Enquanto o Brasil só tem olhos para a lista de políticos citados nas delações da Odebrecht, o setor ambiental do Brasil tem sofrido constantes ataques e retrocessos. Um deles veio a rebote do anúncio do Governo federal, há duas semanas, de um corte de R$ 58,2 bilhões nos gastos discricionários, ou seja, não obrigatórios, em seu orçamento, para atingir a meta fiscal deficitária de quase R$ 143 bilhões. O já combalido Ministério do Meio Ambiente (MMA) arcou com a assustadora redução de 53% do seu orçamento previsto, o que significa vê-lo despencar de R$ 964 milhões para R$ 446 milhões.
Considerando que o Ministério do Meio Ambiente já contava com apenas com 0,18% do orçamento da União, na prática, a Fazenda acabou buscando água num pote já quase seco. Os R$ 465 milhões economizados no MMA não fazem nem cócegas no problema fiscal, já que representa menos de 0,5% da meta projetada pelo governo.

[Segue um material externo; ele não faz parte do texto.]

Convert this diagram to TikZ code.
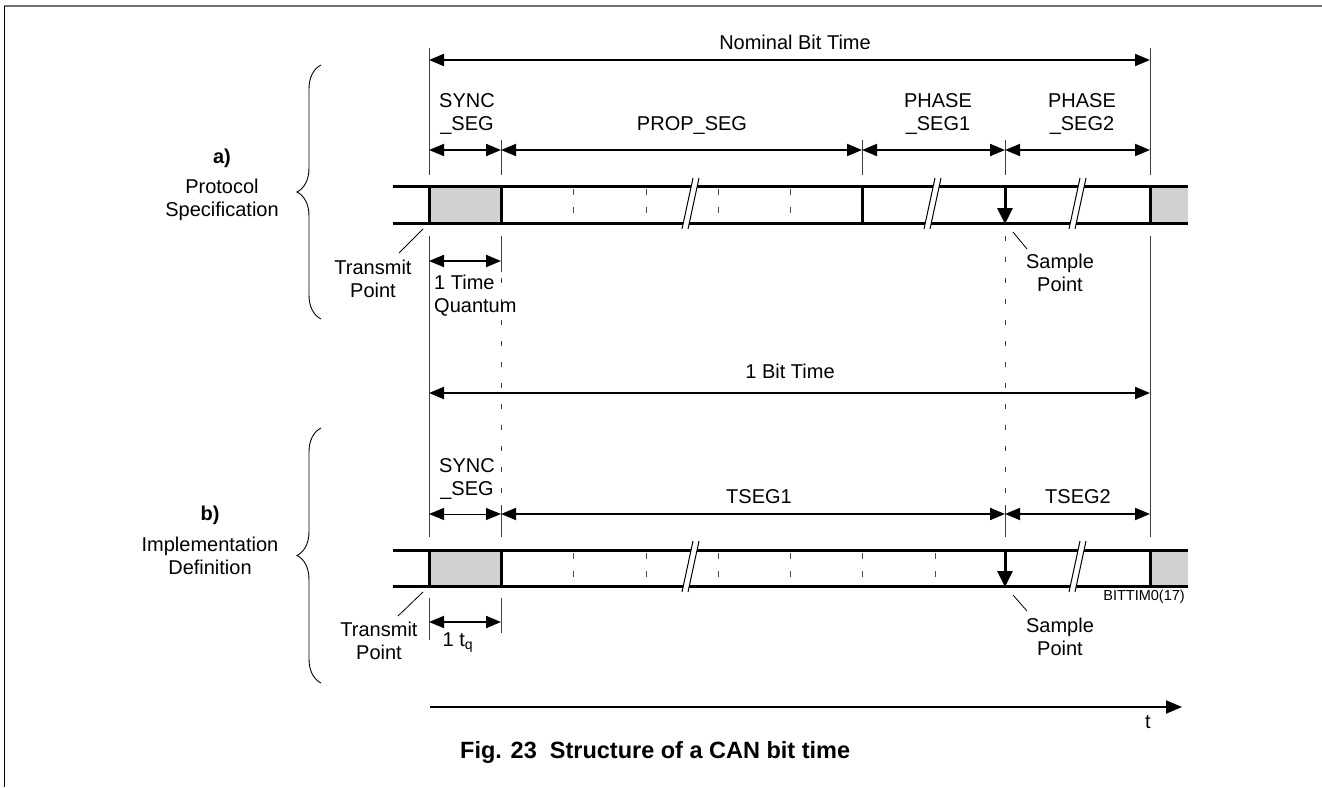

Por outro lado, esse corte no orçamento, somado à pouquíssima atenção que a esfera central do Executivo dá à pasta, pode gerar impactos extremamente negativos para o clima e, por consequência, para a imagem e a economia do Brasil.
O MMA nunca contou com uma participação orçamentária avantajada. A média anual de 2009 para cá foi de meros 0,23% do orçamento da União. Com o corte sofrido, o orçamento do órgão cai para pífios 0,09% do total.
Nesse cenário, como os Objetivos de Desenvolvimento Sustentáveis, lançados no Brasil no encontro Rio+20, serão cumpridos? De onde sairão recursos para conter o novo pico de destruição da Amazônia e o desmatamento irregular no cerrado e nos demais biomas? Como o Brasil cumprirá seus compromissos de combate às mudanças climáticas, anunciados na Conferência de Paris, em 2015?
O mundo está de olho na retomada da derrubada da floresta amazônica. Sem recursos, é provável que a destruição de um dos maiores patrimônios dos brasileiros continue subindo, e a reputação do Brasil nesta área se esvaindo como fumaça.
Não controlar a derrubada da floresta ainda pode representar prejuízos à produção agrícola do país. A floresta atua como um sistema regional de irrigação gigante da agricultura, que fornece clima estável e chuva para o atual motor da economia brasileira. Sem floresta, não existirá agricultura pujante e mais difícil será a retomada do crescimento econômico no longo prazo.
Manter a engrenagem de preservação ambiental rodando é fundamental para o país. Essa área não suporta mais perder seus já insuficientes recursos, sob o risco de todos sofrerem com graves consequências do descuido num futuro próximo.
Contudo, a decisão tomada na semana passada e a análise do Orçamento dedicado à pasta nos últimos anos mostram o contrário. Todos os setores da sociedade brasileira, inclusive aqueles presentes em Brasília, precisam abandonar a visão que preservação ambiental é custo, não investimento. O corte orçamentário do MMA é mais do que um vexame para o país. Implicará num agravamento das já vexatórias taxas de destruição da Amazônia, do cerrado, da mata atlântica, do Pantanal, da caatinga, dos pampas. É beber gulosamente o último gole de água num deserto, sem pensar no longo caminho que ainda precisa percorrer.